RECORDS PROVIDED:
+-------+
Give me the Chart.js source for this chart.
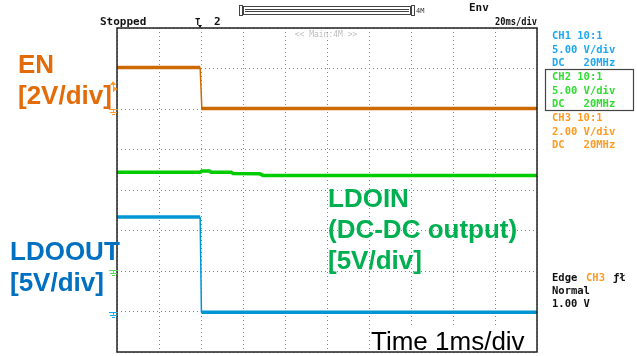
<!DOCTYPE html>
<html>
<head>
<meta charset="utf-8">
<title>LDO shutdown waveform</title>
<script src="https://cdn.jsdelivr.net/npm/chart.js@4.4.0/dist/chart.umd.min.js"></script>
<style>
  html, body { margin: 0; padding: 0; background: #fff; }
  #wrap { width: 637px; height: 356px; }
</style>
</head>
<body>
<div id="wrap"><canvas id="scope" width="637" height="356"></canvas></div>
<script>
// horizontal: ms, 1 ms/div, trigger at 0
const timeMin = -2;
const timeMax = 8;
const divCount = 8;

// EN (CH3), volts
const enTime  = [-2, -0.02, 0.02, 8];
const enVolts = [2.05, 2.05, 0.02, 0.02];

// LDOIN = DC-DC output (CH2), volts
const ldoinTime  = [-2, -0.02, 0.02, 0.2, 0.24, 0.72, 0.76, 1.4, 1.48, 8];
const ldoinVolts = [12.2, 12.2, 12.35, 12.35, 12.2, 12.2, 12.05, 12.0, 11.8, 11.8];

// LDOOUT (CH1), volts
const ldooutTime  = [-2, -0.02, 0.01, 8];
const ldooutVolts = [11.86, 11.86, 0.12, 0.12];

const triggerLevel = 1.0; // CH3 edge trigger, volts

// channel setup: volts per div, ground marker (divs from bottom)
const chSetup = {
  en:     { vdiv: 2, gnd: 6 },
  ldoin:  { vdiv: 5, gnd: 2 },
  ldoout: { vdiv: 5, gnd: 0.96 },
};

const COL = {
  enTrace: '#cc6a00', enText: '#e36c0a', ch3: '#ff9a22',
  inTrace: '#00cc00', inText: '#00b050', ch2: '#30dd30',
  outTrace: '#0096d4', outText: '#0070c0', ch1: '#1ea8f2',
  grid: '#858585'
};

const pts = (t, v) => t.map((x, i) => ({ x: x, y: v[i] }));

function chScale(key) {
  const c = chSetup[key];
  return {
    type: 'linear', display: false,
    min: -c.gnd * c.vdiv, max: (divCount - c.gnd) * c.vdiv
  };
}

function trace(label, data, color, axis) {
  return {
    label: label, data: data, yAxisID: axis,
    borderColor: color, borderWidth: 3.5,
    pointRadius: 0, tension: 0, fill: false,
    segment: {
      // fast edges come out as thin strokes on the scope
      borderWidth: ctx => {
        const dx = Math.abs(ctx.p1.x - ctx.p0.x);
        const dy = Math.abs(ctx.p1.y - ctx.p0.y);
        return dx < 3 && dy > 12 ? 1.5 : 3.5;
      }
    }
  };
}

function ground(ctx, x, y, color) {
  ctx.fillStyle = color;
  ctx.fillRect(x - 4, y, 9, 1);
  ctx.fillRect(x, y, 1, 3);
  ctx.fillRect(x - 3, y + 3, 7, 1);
  ctx.fillRect(x - 1, y + 5, 3, 1);
}

const scopeDecor = {
  id: 'scopeDecor',
  afterDraw(chart) {
    const ctx = chart.ctx;
    const a = chart.chartArea;
    const sx = chart.scales.x;
    ctx.save();

    // screen frame
    ctx.strokeStyle = '#222';
    ctx.lineWidth = 1.5;
    ctx.strokeRect(a.left, a.top, a.right - a.left, a.bottom - a.top);

    // ground / trigger markers on the left edge
    const gx = a.left - 4;
    ground(ctx, gx, Math.round(chart.scales.yEN.getPixelForValue(0)), COL.ch3);
    ground(ctx, gx, Math.round(chart.scales.yIN.getPixelForValue(0)) - 1, '#55dd55');
    ground(ctx, gx, Math.round(chart.scales.yOUT.getPixelForValue(0)) - 1, COL.ch1);
    const ty = Math.round(chart.scales.yEN.getPixelForValue(triggerLevel));
    ctx.fillStyle = COL.ch3;
    ctx.fillRect(gx, ty - 7, 1, 10);
    ctx.beginPath();
    ctx.moveTo(gx - 3, ty - 4); ctx.lineTo(gx, ty - 8); ctx.lineTo(gx + 3, ty - 4);
    ctx.closePath(); ctx.fill();
    ctx.beginPath();
    ctx.moveTo(gx + 1, ty - 2); ctx.lineTo(gx + 5, ty); ctx.lineTo(gx + 1, ty + 2);
    ctx.closePath(); ctx.fill();

    // top status line
    const mono = '"DejaVu Sans Mono", monospace';
    ctx.fillStyle = '#111';
    ctx.font = 'bold 11px ' + mono;
    ctx.textBaseline = 'alphabetic';
    ctx.fillText('Stopped', 100, 25);
    ctx.fillText('2', 214, 25);
    ctx.fillText('Env', 469, 11);
    ctx.textAlign = 'right';
    ctx.fillText('20ms/div', a.right, 25, 42);
    ctx.textAlign = 'left';

    // trigger position marker
    const tx = Math.round(sx.getPixelForValue(0));
    ctx.font = 'bold 9px ' + mono;
    ctx.fillText('T', tx - 6, 25);
    ctx.beginPath();
    ctx.moveTo(tx - 3, a.top - 3); ctx.lineTo(tx + 1, a.top - 3); ctx.lineTo(tx - 1, a.top);
    ctx.closePath(); ctx.fill();

    // record length bar
    ctx.strokeStyle = '#444';
    ctx.lineWidth = 1;
    ctx.strokeRect(243.5, 6.5, 167, 8);
    ctx.beginPath();
    ctx.moveTo(245, 9.5); ctx.lineTo(409, 9.5);
    ctx.moveTo(245, 11.5); ctx.lineTo(409, 11.5);
    ctx.stroke();
    ctx.strokeRect(239.5, 5.5, 3, 10);
    ctx.strokeRect(411.5, 5.5, 3, 10);
    ctx.font = '7px ' + mono;
    ctx.fillStyle = '#333';
    ctx.fillText('4M', 416, 13);

    ctx.fillStyle = '#bdbdbd';
    ctx.font = '8px ' + mono;
    ctx.textAlign = 'center';
    ctx.fillText('<< Main:4M >>', (a.left + a.right) / 2 - 1, 37);
    ctx.textAlign = 'left';

    // channel settings panel
    ctx.font = 'bold 10.5px ' + mono;
    const panel = [
      ['CH1 10:1', '5.00 V/div', 'DC   20MHz', COL.ch1],
      ['CH2 10:1', '5.00 V/div', 'DC   20MHz', COL.ch2],
      ['CH3 10:1', '2.00 V/div', 'DC   20MHz', COL.ch3]
    ];
    panel.forEach((p, i) => {
      ctx.fillStyle = p[3];
      const y0 = 39 + i * 41;
      ctx.fillText(p[0], 552, y0);
      ctx.fillText(p[1], 552, y0 + 14);
      ctx.fillText(p[2], 552, y0 + 27);
    });
    ctx.strokeStyle = '#444';
    ctx.lineWidth = 1.2;
    ctx.strokeRect(545.5, 69.5, 88, 41);

    ctx.fillStyle = '#111';
    ctx.fillText('Edge', 552, 281);
    ctx.fillStyle = COL.ch3;
    ctx.fillText('CH3', 586, 281);
    ctx.fillStyle = '#111';
    ctx.fillText('\u0192\u0142', 613, 281);
    ctx.fillText('Normal', 552, 294);
    ctx.fillText('1.00 V', 552, 307);

    // signal labels
    const sans = '"Liberation Sans", Arial, sans-serif';
    ctx.font = 'bold 26px ' + sans;
    ctx.fillStyle = COL.enText;
    ctx.fillText('EN', 18, 73);
    ctx.fillText('[2V/div]', 18, 104);
    ctx.fillStyle = COL.inText;
    ctx.fillText('LDOIN', 328, 207);
    ctx.fillText('(DC-DC output)', 328, 238);
    ctx.fillText('[5V/div]', 328, 269);
    ctx.fillStyle = COL.outText;
    ctx.fillText('LDOOUT', 10, 260);
    ctx.fillText('[5V/div]', 10, 291);

    // time base note
    ctx.fillStyle = '#fff';
    ctx.fillRect(370, 326, a.right - 371, a.bottom - 327);
    ctx.fillStyle = '#000';
    ctx.font = '26px ' + sans;
    ctx.fillText('Time 1ms/div', 371, 350);

    ctx.restore();
  }
};

new Chart(document.getElementById('scope'), {
  type: 'line',
  data: {
    datasets: [
      trace('EN', pts(enTime, enVolts), COL.enTrace, 'yEN'),
      trace('LDOIN', pts(ldoinTime, ldoinVolts), COL.inTrace, 'yIN'),
      trace('LDOOUT', pts(ldooutTime, ldooutVolts), COL.outTrace, 'yOUT')
    ]
  },
  options: {
    responsive: false,
    animation: false,
    events: [],
    layout: { padding: { left: 117, right: 100, top: 28, bottom: 4 } },
    plugins: { legend: { display: false }, tooltip: { enabled: false } },
    scales: {
      x: {
        type: 'linear', min: timeMin, max: timeMax,
        ticks: { display: false, stepSize: 1 },
        grid: { color: COL.grid, lineWidth: 1, drawTicks: false },
        border: { display: false, dash: [1, 3] }
      },
      yDiv: {
        type: 'linear', position: 'left', min: 0, max: divCount,
        ticks: { display: false, stepSize: 1 },
        grid: { color: COL.grid, lineWidth: 1, drawTicks: false },
        border: { display: false, dash: [1, 3] }
      },
      yEN: chScale('en'),
      yIN: chScale('ldoin'),
      yOUT: chScale('ldoout')
    }
  },
  plugins: [scopeDecor]
});
</script>
</body>
</html>
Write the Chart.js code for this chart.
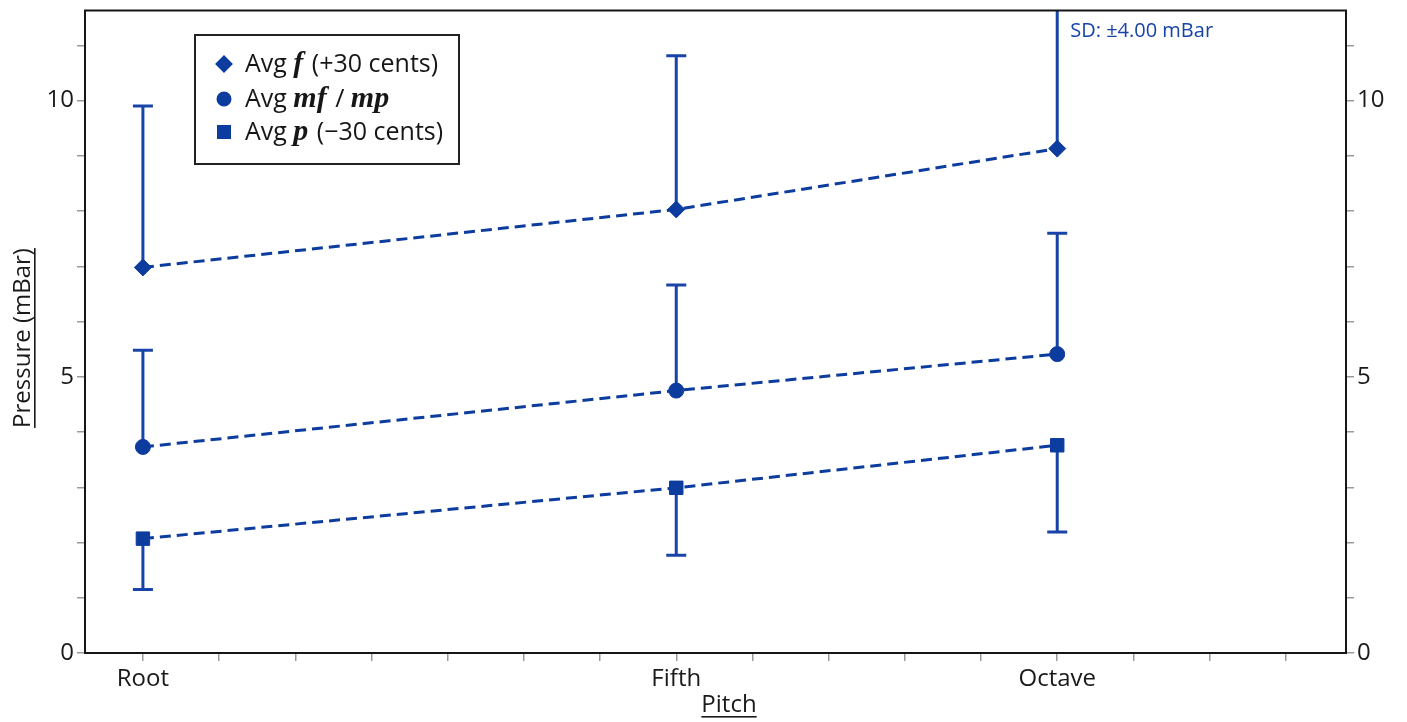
<!DOCTYPE html>
<html>
<head>
<meta charset="utf-8">
<script src="https://cdn.jsdelivr.net/npm/chart.js@4.4.1/dist/chart.umd.min.js"></script>
<style>
  html, body { margin: 0; padding: 0; background: #fff; }
  #wrap { width: 1407px; height: 722px; position: relative; }
</style>
</head>
<body>
<div id="wrap"><canvas id="c" width="1407" height="722"></canvas></div>
<script>
// Pitch positions (semitones above the root) and their names
const pitchNames = ['Root', 'Fifth', 'Octave'];
const pitchSemitones = [0, 7, 12];

// Mean blowing pressure (mBar) and standard deviation per dynamic level
const avgForte = [6.98, 8.03, 9.13];
const sdForte  = [2.92, 2.78, 4.00];
const avgMezzo = [3.73, 4.75, 5.41];
const sdMezzo  = [1.75, 1.91, 2.19];
const avgPiano = [2.07, 2.99, 3.76];
const sdPiano  = [0.92, 1.22, 1.57];

// Labelled pressure ticks
const pressureLabels = [0, 5, 10];

// Legend labels: plain text runs and dynamic-marking runs
const labelForte = [['Avg ', 'txt'], ['f', 'dyn'], [' (+30 cents)', 'txt']];
const labelMezzo = [['Avg ', 'txt'], ['mf', 'dyn'], [' / ', 'txt'], ['mp', 'dyn']];
const labelPiano = [['Avg ', 'txt'], ['p', 'dyn'], [' (\u221230 cents)', 'txt']];

const BLUE = '#0d3c9f';
const BAR_BLUE = '#1744a6';
const TEXT_FONT = "'Open Sans', sans-serif";
const DYN_FONT = "'Liberation Serif', 'DejaVu Serif', serif";

function pts(values) {
  return values.map((v, i) => ({ x: pitchSemitones[i], y: v }));
}

function series(label, values, sd, dir, style, radius) {
  return {
    label: label.map(r => r[0]).join(''),
    labelRuns: label,
    data: pts(values),
    sd: sd,
    errDir: dir,
    borderColor: BLUE,
    backgroundColor: BLUE,
    borderWidth: 3,
    borderDash: [11, 6],
    tension: 0,
    fill: false,
    pointStyle: style,
    pointRadius: radius,
    pointHoverRadius: radius,
    pointBackgroundColor: BLUE,
    pointBorderColor: BLUE,
    pointBorderWidth: 1
  };
}

// One-sided standard deviation bars
const errorBars = {
  id: 'errorBars',
  beforeDatasetsDraw(chart) {
    const { ctx, chartArea: a, scales: { x, y } } = chart;
    ctx.save();
    ctx.beginPath();
    ctx.rect(a.left, a.top, a.right - a.left, a.bottom - a.top);
    ctx.clip();
    ctx.strokeStyle = BAR_BLUE;
    ctx.lineWidth = 3;
    chart.data.datasets.forEach(ds => {
      ds.data.forEach((p, i) => {
        const px = x.getPixelForValue(p.x);
        const y0 = y.getPixelForValue(p.y);
        const end = p.y + ds.errDir * ds.sd[i];
        const y1 = y.getPixelForValue(end);
        ctx.beginPath();
        ctx.moveTo(px, y0);
        ctx.lineTo(px, y1);
        ctx.stroke();
        if (y1 >= a.top && y1 <= a.bottom) {
          ctx.beginPath();
          ctx.moveTo(px - 10, y1);
          ctx.lineTo(px + 10, y1);
          ctx.stroke();
        } else if (y1 < a.top) {
          ctx.fillStyle = BAR_BLUE;
          ctx.font = '20px ' + TEXT_FONT;
          ctx.textBaseline = 'alphabetic';
          ctx.textAlign = 'left';
          ctx.fillText('SD: \u00b1' + ds.sd[i].toFixed(2) + ' mBar', px + 13, a.top + 26);
        }
      });
    });
    ctx.restore();
  }
};

// Frame around the plotting area
const frame = {
  id: 'frame',
  afterDatasetsDraw(chart) {
    const { ctx, chartArea: a } = chart;
    ctx.save();
    ctx.strokeStyle = '#161616';
    ctx.lineWidth = 2;
    ctx.strokeRect(a.left, a.top, a.right - a.left, a.bottom - a.top);
    ctx.restore();
  }
};

// Underlined axis titles
function underlined(ctx, text, cx, baseline) {
  const w = ctx.measureText(text).width;
  ctx.fillText(text, cx, baseline);
  ctx.fillRect(cx - w / 2, baseline + 4, w, 1.6);
}
const axisTitles = {
  id: 'axisTitles',
  afterDraw(chart) {
    const { ctx, chartArea: a } = chart;
    ctx.save();
    ctx.fillStyle = '#1a1a1a';
    ctx.font = '24px ' + TEXT_FONT;
    ctx.textAlign = 'center';
    ctx.textBaseline = 'alphabetic';
    underlined(ctx, 'Pitch', 729, 712);
    ctx.translate(30, 338);
    ctx.rotate(-Math.PI / 2);
    underlined(ctx, 'Pressure (mBar)', 0, 0);
    ctx.restore();
  }
};

// Boxed legend with mixed text and dynamic-marking fonts
const dynLegend = {
  id: 'dynLegend',
  afterDraw(chart) {
    const { ctx } = chart;
    const box = { x: 195, y: 35, w: 264, h: 129 };
    const rows = [64, 99, 132];
    ctx.save();
    ctx.fillStyle = '#fff';
    ctx.fillRect(box.x, box.y, box.w, box.h);
    ctx.strokeStyle = '#222';
    ctx.lineWidth = 2;
    ctx.strokeRect(box.x, box.y, box.w, box.h);
    chart.data.datasets.forEach((ds, i) => {
      const cy = rows[i];
      ctx.fillStyle = BLUE;
      ctx.strokeStyle = BLUE;
      Chart.helpers.drawPoint(ctx, {
        pointStyle: ds.pointStyle,
        radius: ds.pointStyle === 'rect' ? 8.5 : (ds.pointStyle === 'circle' ? 6.5 : 7.5),
        borderWidth: 1,
        rotation: 0
      }, 224, cy);
      let tx = 245;
      ctx.fillStyle = '#161616';
      ctx.textAlign = 'left';
      ctx.textBaseline = 'alphabetic';
      ds.labelRuns.forEach(([t, kind]) => {
        ctx.font = kind === 'dyn' ? 'italic bold 30px ' + DYN_FONT : '25px ' + TEXT_FONT;
        ctx.fillText(t, tx, cy + 8);
        tx += ctx.measureText(t).width + (kind === 'dyn' ? 2 : 0);
      });
    });
    ctx.restore();
  }
};

Chart.defaults.font.family = TEXT_FONT;

function noEdgePadding(s) {
  s.paddingTop = 0;
  s.paddingBottom = 0;
  s.paddingLeft = 0;
  s.paddingRight = 0;
}

function pressureAxis(position, width) {
  return {
    position: position,
    min: 0,
    max: 11.63,
    border: { display: false },
    grid: { drawOnChartArea: false, drawTicks: true, tickLength: 8, color: '#9a9a9a', lineWidth: 1.5 },
    afterBuildTicks(s) {
      const t = [];
      for (let v = 0; v <= Math.floor(s.max); v++) t.push({ value: v });
      s.ticks = t;
    },
    ticks: {
      padding: 3,
      color: '#1a1a1a',
      font: { size: 24 },
      callback(v) { return pressureLabels.includes(v) ? String(v) : ''; }
    },
    afterFit(s) { s.width = width; noEdgePadding(s); }
  };
}

new Chart(document.getElementById('c'), {
  type: 'line',
  data: {
    datasets: [
      series(labelForte, avgForte, sdForte, 1, 'rectRot', 8.5),
      series(labelMezzo, avgMezzo, sdMezzo, 1, 'circle', 7.5),
      series(labelPiano, avgPiano, sdPiano, -1, 'rect', 9.5)
    ]
  },
  options: {
    responsive: false,
    animation: false,
    devicePixelRatio: 1,
    layout: { padding: { top: 8, left: 0, right: 0, bottom: 0 } },
    plugins: { legend: { display: false }, tooltip: { enabled: false } },
    scales: {
      x: {
        type: 'linear',
        min: -0.76,
        max: 15.79,
        border: { display: false },
        grid: { drawOnChartArea: false, drawTicks: true, tickLength: 8, color: '#9a9a9a', lineWidth: 1.5 },
        afterBuildTicks(s) {
          const t = [];
          for (let v = Math.ceil(s.min); v <= Math.floor(s.max); v++) t.push({ value: v });
          s.ticks = t;
        },
        ticks: {
          autoSkip: false,
          maxRotation: 0,
          padding: 4,
          color: '#1a1a1a',
          font: { size: 24 },
          callback(v) {
            const i = pitchSemitones.indexOf(v);
            return i >= 0 ? pitchNames[i] : '';
          }
        },
        afterFit(s) { s.height = 69; noEdgePadding(s); }
      },
      y: pressureAxis('left', 85),
      y2: pressureAxis('right', 61)
    }
  },
  plugins: [errorBars, frame, axisTitles, dynLegend]
});
</script>
</body>
</html>
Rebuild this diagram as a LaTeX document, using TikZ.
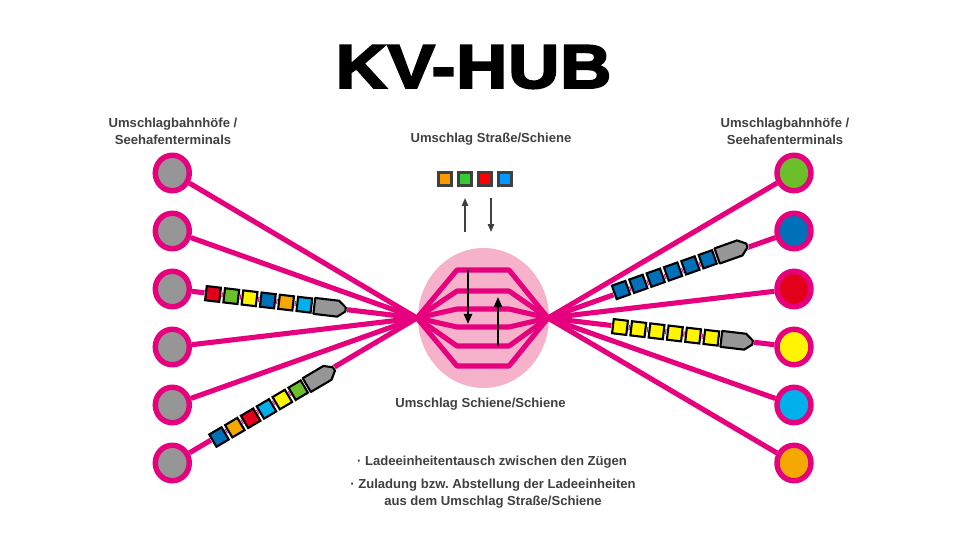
+-------+
STATED PROBLEM:
Copy out every line of the listing that contains the string "this".

SOLUTION TO THE EXERCISE:
Give me the Chart.js source for this chart.
Write the Chart.js code for this chart.
Rebuild this diagram as a LaTeX document, using TikZ.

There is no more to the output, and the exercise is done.